Monzon happened to know UMass passing game coordinator Mike Cassano and set up a phone call. Soon, Sifrin made a visit to Amherst.
When Whipple got a chance to hear Sifrin’s story, it struck him.
“I think he’s one of the reasons why I enjoyed coming back to UMass, making an impact on somebody’s life,” Whipple said. “I said, ‘We’re going to be here. We’re not just going to sign you and let you go. You’ve got a chance to make an impact.’ ”
One that got away
For as much attention as his one-handed touchdown grabbed, Sifrin can’t stop thinking about one play early in the third quarter against Colorado.
It was second down. UMass had driven from their 39-yard line to the Colorado 17, and Frohnapfel was looking to hook up with Sifrin.
Sifrin, 26, was running a seam route, but once he got by the linebacker, he let off the gas.
“I kind of slowed down and I’m looking at the quarterback and he threw it how he was supposed to, but by me slowing down, it was overthrown,” Sifrin said.
Two plays later, the Minutemen settled for a field goal. All week, Sifrin has been doing the painful math.
“We lost by three points,” he said. “If we would have made the touchdown, we would have had the other four points. So it’s killing me right now, thinking like that, like I could have done something about it.”
Sifrin finished with four catches for 40 yards and two touchdowns. But for Frohnapfel, who transferred from Marshall earlier this year, the impression Sifrin made was bigger.
“He’s kind of all over the country trying to take a chance on himself, believing that he can come here and play,” Frohnapfel said.
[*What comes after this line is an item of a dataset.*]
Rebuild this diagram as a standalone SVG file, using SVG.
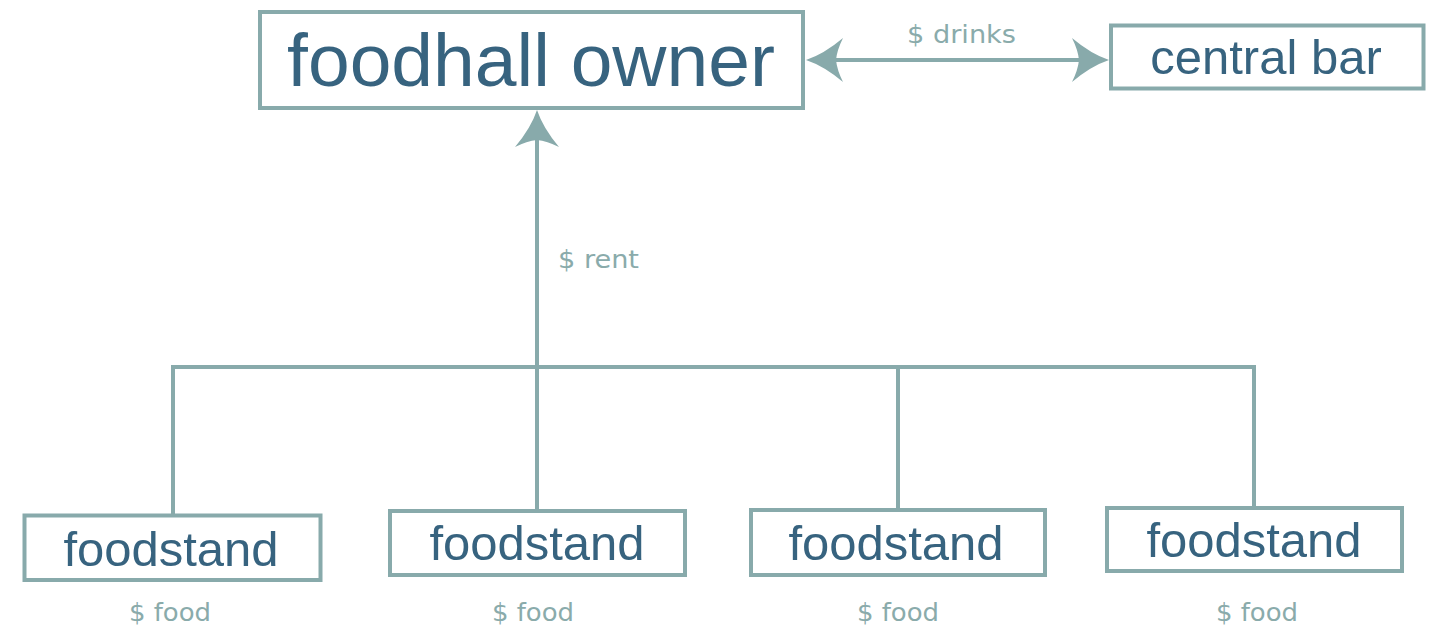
<svg xmlns="http://www.w3.org/2000/svg" width="1443" height="634" viewBox="0 0 1443 634">
<defs>
<style>
.box{fill:#ffffff;stroke:#88aaab;stroke-width:4}
.main{font-family:"Liberation Sans",Arial,sans-serif;fill:#37637f;text-anchor:middle}
.lbl{font-family:"DejaVu Sans",Verdana,sans-serif;font-size:24px;fill:#8aabab}
.con{fill:none;stroke:#88aaab;stroke-width:4;stroke-linejoin:miter}
</style>
<marker id="ah" markerUnits="userSpaceOnUse" viewBox="-8 -23 40 46" markerWidth="40" markerHeight="46" refX="0" refY="0" orient="auto-start-reverse" overflow="visible">
<path d="M30,0 Q12,-6 -7,-22 Q-1,-10 0,0 Q-1,10 -7,22 Q12,6 30,0 Z" fill="#88aaab"/>
</marker>
</defs>
<rect width="1443" height="634" fill="#ffffff"/>
<g id="connectors">
<path class="con" d="M836,60 H1079" marker-start="url(#ah)" marker-end="url(#ah)"/>
<path class="con" d="M537,511 V140" marker-end="url(#ah)"/>
<path class="con" d="M173,515 V367 H1254 V508"/>
<path class="con" d="M898,367 V510"/>
<text class="lbl" x="907" y="43" textLength="109" lengthAdjust="spacingAndGlyphs">$ drinks</text>
<text class="lbl" x="558" y="268" textLength="81" lengthAdjust="spacingAndGlyphs">$ rent</text>
</g>
<g id="foodhall-owner">
<rect class="box" x="260" y="12" width="543" height="96"/>
<text class="main" x="531" y="86" font-size="75">foodhall owner</text>
</g>
<g id="central-bar">
<rect class="box" x="1111" y="25.5" width="312.5" height="63"/>
<text class="main" x="1266" y="74" font-size="49">central bar</text>
</g>
<g id="foodstand-1">
<rect class="box" x="24.5" y="515.5" width="296" height="64.5"/>
<text class="main" x="171" y="566" font-size="49">foodstand</text>
<text class="lbl" x="129" y="621" textLength="82" lengthAdjust="spacingAndGlyphs">$ food</text>
</g>
<g id="foodstand-2">
<rect class="box" x="390" y="511" width="295" height="64"/>
<text class="main" x="537" y="560" font-size="49">foodstand</text>
<text class="lbl" x="492" y="621" textLength="82" lengthAdjust="spacingAndGlyphs">$ food</text>
</g>
<g id="foodstand-3">
<rect class="box" x="751" y="510" width="294" height="65"/>
<text class="main" x="896" y="560" font-size="49">foodstand</text>
<text class="lbl" x="857" y="621" textLength="82" lengthAdjust="spacingAndGlyphs">$ food</text>
</g>
<g id="foodstand-4">
<rect class="box" x="1107" y="508" width="295" height="63"/>
<text class="main" x="1254" y="557" font-size="49">foodstand</text>
<text class="lbl" x="1216" y="621" textLength="82" lengthAdjust="spacingAndGlyphs">$ food</text>
</g>
</svg>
Whipple’s plan is to open the playbook bit by bit for Sifrin and watch him flourish. What he doesn’t doubt is that Sifrin will adjust.
“There were a lot of trials and tribulations that he had to go through,” Whipple said. “But those guys that can manage to do that end up being pretty successful. So, it’s nice to see all that work kind of come through, and Jean’s the one that did it. He’s not a quitter. He’s a grinder and a good kid and you can tell by talking to him.”